• _GIVEN INFORMATION_

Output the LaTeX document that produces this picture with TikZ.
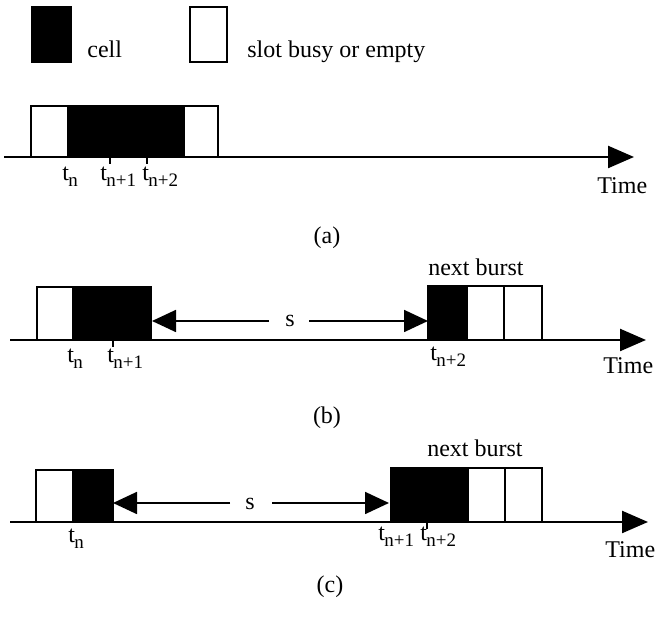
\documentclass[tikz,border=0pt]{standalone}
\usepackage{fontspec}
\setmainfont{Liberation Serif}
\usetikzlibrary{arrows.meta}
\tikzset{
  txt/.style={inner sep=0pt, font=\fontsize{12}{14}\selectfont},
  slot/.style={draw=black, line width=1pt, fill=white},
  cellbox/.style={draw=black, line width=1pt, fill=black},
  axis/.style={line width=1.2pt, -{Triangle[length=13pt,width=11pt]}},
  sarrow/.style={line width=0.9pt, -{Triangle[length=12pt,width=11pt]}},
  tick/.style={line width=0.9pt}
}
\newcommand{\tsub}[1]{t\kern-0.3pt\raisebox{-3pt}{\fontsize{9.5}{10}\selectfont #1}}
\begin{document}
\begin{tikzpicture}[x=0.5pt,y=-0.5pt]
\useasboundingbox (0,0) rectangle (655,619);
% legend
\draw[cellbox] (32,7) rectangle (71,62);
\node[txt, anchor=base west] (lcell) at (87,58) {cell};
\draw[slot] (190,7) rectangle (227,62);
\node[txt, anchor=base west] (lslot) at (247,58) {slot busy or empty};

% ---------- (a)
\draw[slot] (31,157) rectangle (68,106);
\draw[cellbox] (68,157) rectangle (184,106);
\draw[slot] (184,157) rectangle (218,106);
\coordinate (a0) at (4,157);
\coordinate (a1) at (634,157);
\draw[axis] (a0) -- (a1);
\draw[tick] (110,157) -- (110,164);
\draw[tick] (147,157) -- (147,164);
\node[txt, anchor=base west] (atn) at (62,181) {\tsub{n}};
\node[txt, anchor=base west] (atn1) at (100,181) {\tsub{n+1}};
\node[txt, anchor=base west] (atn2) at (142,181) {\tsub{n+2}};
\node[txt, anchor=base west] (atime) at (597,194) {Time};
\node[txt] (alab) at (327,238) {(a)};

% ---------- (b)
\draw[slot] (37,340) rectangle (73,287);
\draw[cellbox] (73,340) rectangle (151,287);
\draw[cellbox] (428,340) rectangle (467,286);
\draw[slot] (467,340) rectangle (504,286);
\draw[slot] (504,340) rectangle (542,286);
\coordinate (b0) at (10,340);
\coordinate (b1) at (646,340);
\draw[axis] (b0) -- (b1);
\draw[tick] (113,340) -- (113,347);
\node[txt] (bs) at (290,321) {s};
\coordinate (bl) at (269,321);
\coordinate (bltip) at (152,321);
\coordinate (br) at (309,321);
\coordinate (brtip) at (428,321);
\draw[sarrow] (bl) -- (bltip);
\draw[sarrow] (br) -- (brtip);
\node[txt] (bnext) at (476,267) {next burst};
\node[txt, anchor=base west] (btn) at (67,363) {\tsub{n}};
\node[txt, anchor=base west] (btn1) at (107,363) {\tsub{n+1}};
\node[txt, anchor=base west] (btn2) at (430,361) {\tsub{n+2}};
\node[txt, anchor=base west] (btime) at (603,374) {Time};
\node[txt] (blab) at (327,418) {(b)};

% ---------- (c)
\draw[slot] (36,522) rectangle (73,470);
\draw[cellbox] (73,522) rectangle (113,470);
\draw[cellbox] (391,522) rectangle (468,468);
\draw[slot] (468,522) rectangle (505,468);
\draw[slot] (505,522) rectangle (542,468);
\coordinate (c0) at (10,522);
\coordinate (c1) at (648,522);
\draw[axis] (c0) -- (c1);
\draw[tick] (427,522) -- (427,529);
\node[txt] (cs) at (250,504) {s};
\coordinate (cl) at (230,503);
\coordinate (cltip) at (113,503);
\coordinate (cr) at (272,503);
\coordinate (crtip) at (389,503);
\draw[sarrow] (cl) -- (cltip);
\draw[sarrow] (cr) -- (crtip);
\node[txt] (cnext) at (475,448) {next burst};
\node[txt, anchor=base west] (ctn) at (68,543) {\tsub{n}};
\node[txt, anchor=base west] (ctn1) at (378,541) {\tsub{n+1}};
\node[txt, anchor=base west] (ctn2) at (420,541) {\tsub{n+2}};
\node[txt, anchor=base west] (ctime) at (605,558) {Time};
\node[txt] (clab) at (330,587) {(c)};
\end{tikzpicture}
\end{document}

• _GIVEN TASK_
All the material shown above is to be copied exactly, with no pictures carried over.

• _FULL SOLUTION_
Output the LaTeX document that produces this picture with TikZ.
\documentclass[tikz,border=0pt]{standalone}
\usepackage{fontspec}
\setmainfont{Liberation Serif}
\usetikzlibrary{arrows.meta}
\tikzset{
  txt/.style={inner sep=0pt, font=\fontsize{12}{14}\selectfont},
  slot/.style={draw=black, line width=1pt, fill=white},
  cellbox/.style={draw=black, line width=1pt, fill=black},
  axis/.style={line width=1.2pt, -{Triangle[length=13pt,width=11pt]}},
  sarrow/.style={line width=0.9pt, -{Triangle[length=12pt,width=11pt]}},
  tick/.style={line width=0.9pt}
}
\newcommand{\tsub}[1]{t\kern-0.3pt\raisebox{-3pt}{\fontsize{9.5}{10}\selectfont #1}}
\begin{document}
\begin{tikzpicture}[x=0.5pt,y=-0.5pt]
\useasboundingbox (0,0) rectangle (655,619);
% legend
\draw[cellbox] (32,7) rectangle (71,62);
\node[txt, anchor=base west] (lcell) at (87,58) {cell};
\draw[slot] (190,7) rectangle (227,62);
\node[txt, anchor=base west] (lslot) at (247,58) {slot busy or empty};

% ---------- (a)
\draw[slot] (31,157) rectangle (68,106);
\draw[cellbox] (68,157) rectangle (184,106);
\draw[slot] (184,157) rectangle (218,106);
\coordinate (a0) at (4,157);
\coordinate (a1) at (634,157);
\draw[axis] (a0) -- (a1);
\draw[tick] (110,157) -- (110,164);
\draw[tick] (147,157) -- (147,164);
\node[txt, anchor=base west] (atn) at (62,181) {\tsub{n}};
\node[txt, anchor=base west] (atn1) at (100,181) {\tsub{n+1}};
\node[txt, anchor=base west] (atn2) at (142,181) {\tsub{n+2}};
\node[txt, anchor=base west] (atime) at (597,194) {Time};
\node[txt] (alab) at (327,238) {(a)};

% ---------- (b)
\draw[slot] (37,340) rectangle (73,287);
\draw[cellbox] (73,340) rectangle (151,287);
\draw[cellbox] (428,340) rectangle (467,286);
\draw[slot] (467,340) rectangle (504,286);
\draw[slot] (504,340) rectangle (542,286);
\coordinate (b0) at (10,340);
\coordinate (b1) at (646,340);
\draw[axis] (b0) -- (b1);
\draw[tick] (113,340) -- (113,347);
\node[txt] (bs) at (290,321) {s};
\coordinate (bl) at (269,321);
\coordinate (bltip) at (152,321);
\coordinate (br) at (309,321);
\coordinate (brtip) at (428,321);
\draw[sarrow] (bl) -- (bltip);
\draw[sarrow] (br) -- (brtip);
\node[txt] (bnext) at (476,267) {next burst};
\node[txt, anchor=base west] (btn) at (67,363) {\tsub{n}};
\node[txt, anchor=base west] (btn1) at (107,363) {\tsub{n+1}};
\node[txt, anchor=base west] (btn2) at (430,361) {\tsub{n+2}};
\node[txt, anchor=base west] (btime) at (603,374) {Time};
\node[txt] (blab) at (327,418) {(b)};

% ---------- (c)
\draw[slot] (36,522) rectangle (73,470);
\draw[cellbox] (73,522) rectangle (113,470);
\draw[cellbox] (391,522) rectangle (468,468);
\draw[slot] (468,522) rectangle (505,468);
\draw[slot] (505,522) rectangle (542,468);
\coordinate (c0) at (10,522);
\coordinate (c1) at (648,522);
\draw[axis] (c0) -- (c1);
\draw[tick] (427,522) -- (427,529);
\node[txt] (cs) at (250,504) {s};
\coordinate (cl) at (230,503);
\coordinate (cltip) at (113,503);
\coordinate (cr) at (272,503);
\coordinate (crtip) at (389,503);
\draw[sarrow] (cl) -- (cltip);
\draw[sarrow] (cr) -- (crtip);
\node[txt] (cnext) at (475,448) {next burst};
\node[txt, anchor=base west] (ctn) at (68,543) {\tsub{n}};
\node[txt, anchor=base west] (ctn1) at (378,541) {\tsub{n+1}};
\node[txt, anchor=base west] (ctn2) at (420,541) {\tsub{n+2}};
\node[txt, anchor=base west] (ctime) at (605,558) {Time};
\node[txt] (clab) at (330,587) {(c)};
\end{tikzpicture}
\end{document}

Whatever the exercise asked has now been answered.